In really loose terms, yeah, but nothing specific that I stick to. I almost never finish a track in one sitting, but I’ve found when I start a new one I like to spend several hours nailing whatever idea or mood it is I’ve got in mind. If I don’t get beyond a certain point in that first sitting, then the track is almost definitely going to suck, no matter how many times I come back to it. But once I’m beyond that point, I can shelve a track for a while and work on something else, and I might do that 4 or 5 times before I call it finished.
From time to time I sift through tracks that never went anywhere and basically make mashups of my own tunes. Just to see if some good bits pulled together could add up to a decent track. Of course that’s not really how music works. A successful track’s not usually just the sum of its parts. But it’s fun and even if it doesn’t work out it sometimes inspires a new track.
The other thing I’ve done in recent years is what I call “demixing”. If I’ve done a remix and it doesn’t get used for some reason, I claim it as my own.
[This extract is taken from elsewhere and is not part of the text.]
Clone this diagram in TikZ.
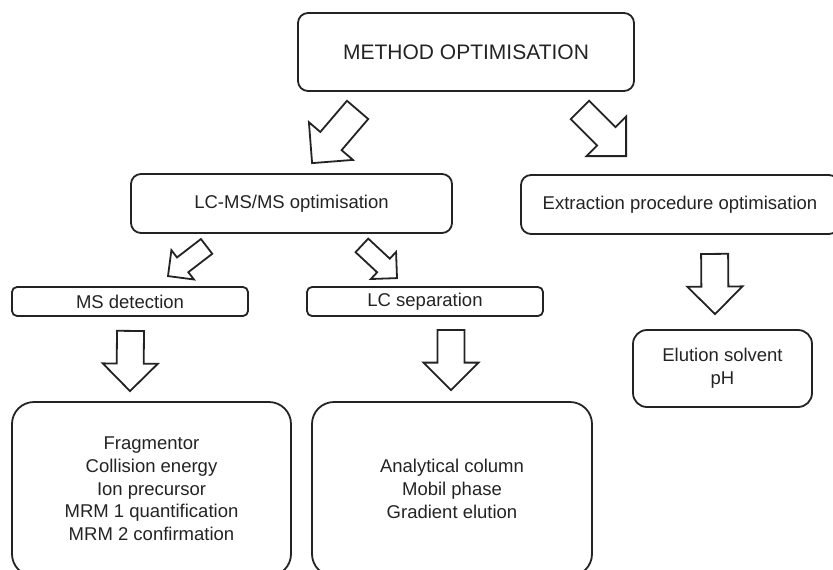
\documentclass[tikz,border=0pt]{standalone}
\usepackage{fontspec}
\setmainfont{Liberation Sans}
\usetikzlibrary{calc}

\definecolor{inkgray}{RGB}{35, 35, 35}

% hollow block arrow: start, tip, shaft half width, head half width
\newcommand{\hollowarrow}[4]{%
  \coordinate (hb) at ($(#2)!#4!(#1)$);
  \draw[arrowline] ($(#1)!#3!90:(#2)$) -- ($(hb)!#3!90:(#2)$) -- ($(hb)!#4!90:(#2)$) -- (#2)
    -- ($(hb)!#4!-90:(#2)$) -- ($(hb)!#3!-90:(#2)$) -- ($(#1)!#3!-90:(#2)$) -- cycle;
}

\begin{document}
\begin{tikzpicture}[x=1pt, y=-1pt,
  optbox/.style={draw=inkgray, line width=1.8pt, rounded corners=10pt, inner sep=0pt,
    align=center, text=inkgray, font=\fontsize{18.5}{22.7}\selectfont},
  stepbox/.style={optbox, rounded corners=5pt, minimum width=236pt, minimum height=29pt},
  listbox/.style={optbox, rounded corners=22pt},
  arrowline/.style={draw=inkgray, line width=1.8pt, line join=miter, fill=white}]
  \useasboundingbox (0,0) rectangle (833,570);

  % top level
  \node[optbox, minimum width=336pt, minimum height=78pt, font=\fontsize{21}{25}\selectfont] (method) at (466,52) {METHOD OPTIMISATION};

  % second level
  \node[optbox, minimum width=321pt, minimum height=59pt] (lcms) at (291.5,203.5) {LC-MS/MS optimisation};
  \node[optbox, minimum width=318pt, minimum height=59pt] (extract) at (680,204.5) {Extraction procedure optimisation};

  % third level
  \node[stepbox] (msdet) at (130,301.5) {MS detection};
  \node[stepbox] (lcsep) at (425,301.5) {LC separation};
  \node[listbox, rounded corners=14pt, minimum width=179pt, minimum height=77pt] (elution) at (722.5,368.5) {Elution solvent\\pH};

  % parameter boxes
  \node[listbox, minimum width=279pt, minimum height=174pt] (msparams) at (151.5,489) {Fragmentor\\Collision energy\\Ion precursor\\MRM 1 quantification\\MRM 2 confirmation};
  \node[listbox, minimum width=280pt, minimum height=174pt] (lcparams) at (452,489) {Analytical column\\Mobil phase\\Gradient elution};

  % arrow ends
  \coordinate (meth-l) at ($(method.south west)+(60.5,18)$);
  \coordinate (lcms-t) at ($(lcms.north west)+(182,-10)$);
  \coordinate (meth-r) at ($(method.south east)+(-55,18)$);
  \coordinate (extr-t) at ($(extract.north west)+(106,-18)$);
  \coordinate (lcms-l) at ($(lcms.south west)+(76.5,12.5)$);
  \coordinate (msdet-t) at ($(msdet.north)+(38,-10)$);
  \coordinate (lcms-r) at ($(lcms.south east)+(-91,11.5)$);
  \coordinate (lcsep-t) at ($(lcsep.north)+(-28,-8)$);
  \coordinate (msdet-b) at ($(msdet.south)+(0.5,14)$);
  \coordinate (msp-t) at ($(msdet.south |- msparams.north)+(0,-10)$);
  \coordinate (lcsep-b) at ($(lcparams.north |- lcsep.south)+(-1,13)$);
  \coordinate (lcp-t) at ($(lcparams.north)+(-1,-11)$);
  \coordinate (extr-b) at ($(extract.south west)+(194.5,19)$);
  \coordinate (elu-t) at ($(elution.north west)+(83,-15)$);

  % block arrows
  \hollowarrow{meth-l}{lcms-t}{14pt}{29pt}
  \hollowarrow{meth-r}{extr-t}{13pt}{28pt}
  \hollowarrow{lcms-l}{msdet-t}{9.3pt}{18.5pt}
  \hollowarrow{lcms-r}{lcsep-t}{9.3pt}{18.5pt}
  \hollowarrow{msdet-b}{msp-t}{13.5pt}{27.5pt}
  \hollowarrow{lcsep-b}{lcp-t}{13.5pt}{27.5pt}
  \hollowarrow{extr-b}{elu-t}{13.5pt}{27.5pt}
\end{tikzpicture}
\end{document}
Strip out the elements that tie it to the original song and build it back up in a new direction.
If you could collaborate with any musician in the world, who would you collaborate with?
I promised myself I wouldn’t say “Man, that’s a tough one” to any of these questions, but… I think it’d be a player of some kind, not another producer. I don’t dream of doing tunes with Flying Lotus or something.
What do you think about Wellington’s music scene? And if you could play anywhere, where would you love to perform?
There’s a lot of great music in Wellington. I mean, lots of dreadful music too. I’m pretty out of touch with any kind of scene, but I’m impressed by some of the great music I stumble upon. Sometimes I can’t see that there will ever be enough people operating in the same vein at the same time in this city, which means there’s not that push to lift your game or any of that good stuff that a scene can involve. But I’m pretty sure someone who’s like 20-25 would have a completely different idea of it.
I’d love to play somewhere warm, frankly! Wellington weather sucks and I’m sick of playing cold basement bars and so on. I loved performing in Tokyo in summer, when it was a lovely warm night and people just seem more comfortable and up for a bit of a shuffle about.
Seen any good bands lately?
I saw Auckland band She’s So Rad recently and they were really good. Glorious swirling guitar noise, great boy/girl vox, and nice electronic beats the time I saw them (I think they usually have a drummer, live). They did a cover of a Twin Peaks related song, by Julee Cruise, and made it sound like My Bloody Valentine. I was really blown away, it was like two early 90s faves mashed together.
NAT WLKR’s a Wellington producer cranking out bass music, and his live set’s also impressive. Just great sounds, plus he looks like he’s having heaps of fun with it. Definitely doesn’t look like he’s checking his email or whatever dumb accusations people make of live electronic acts!
Where are you playing next?
I’m going to do a live-to-air session on Wellington’s RadioActive.FM, then next up will hopefully be the release party for the next album!